Killing Garlic Mustard & Dropping Eggs at the Schrader Center!

June 8, 2012 — Working at the Schrader Center is really fun! In just two days’ time we taught younger campers about the fundamentals of flight, ran a paper airplane competition, did an egg drop, hid geocaches, and helped with the weekly bioblitz (a scavenger hunt ).  We concluded our week helping with the Nature Day Camp cook out!

Luke and Brendan’s favorite part of the week was helping the Nature Day Campers with the egg drop because it made the campers’ day if their egg capsule succeeded.  On the other hand, Jared says, “Killing every last piece of Garlic Mustard in Oglebay Park is my duty to the earth itself!”

Garlic mustard (Alliaria petiolata) is an invasive exotic species that wipes out other plants in its area.  Although it was a tiring week, the enjoyment of working, teaching, and seeing your friends again was really worth it! ~Jr Rangers Teach Team

Jr Rangers Help Clean Up Trails in Oglebay Park

June 4, 2012 — The adventure started with a warm morning, about 68 to 70 degrees. As we headed down the trail, we stumbled upon areas of mud covered by wooden planks. In a couple of days, the Boy Scouts will be coming to put in new stepping stones so that the visitors will be more comfortable walking the trails.

The Trail Team helped the Boy Scouts today by cleaning up trash and taking out the wooden planks. We carried lots of trash, such as bottles, cans, clay sewage pipes, and palates from the woods to the road to help clean up the park.

After the planks were gone, mud was everywhere we stepped. In order to keep the trails in good condition so visitors would be happy, we made a stone trail covering most of the mud.
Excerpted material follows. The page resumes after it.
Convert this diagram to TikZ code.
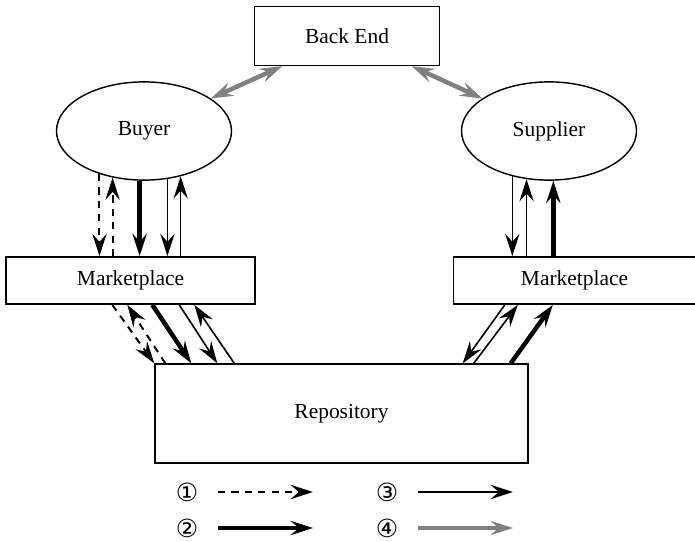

Now when people walk on the trail, they won’t be hiking through the squishy mud.

The Schrader Center’s Junior Ranger program includes volunteers that are part of either the Trail or Teach teams, which will focus on ecology and forest improvement, or nature interpretation and instruction, respectively. The program develops volunteers’ speaking skills, increases their knowledge of the natural world, and gives them an opportunity to make an impact in our community.

The Trail Team monitors Oglebay’s forest, restores the Oglebay Ecosystem and learns about ecology and forest management. The Teach Team guides hikes and animal programs, develops and teaches Nature Day Camp activities and learns about nature education.

National Trails Day — June 2, 2012

Celebrate National  Trails Day this Saturday by taking a hike on the nearly four miles of trails in Oglebay Park! Trails include the Habitat Discovery Loop, the Hardwood Ridge Trail, Falls Vista Trail and the A.B. Brooks Memorial Trail. With a recently installed trail head map (below), hikers of all ages and abilities can find enjoyment on the trails at Oglebay. Trail head is located behind the Schrader Center, and trails are marked with color coded signage.

National Trails Day is a celebration of trails that evolved from the report of President Ronald Reagan’s President’s Commission on Americans Outdoors. In 1987, the report recommended that all Americans be able to go out their front doors and within fifteen minutes, be on trails that wind through their cities or towns and bring them back without retracing steps. The recommendation, dubbed Trails for All Americans, became the impetus behind several public and private parties joining American Hiking Society in launching National Trails Day® in 1993.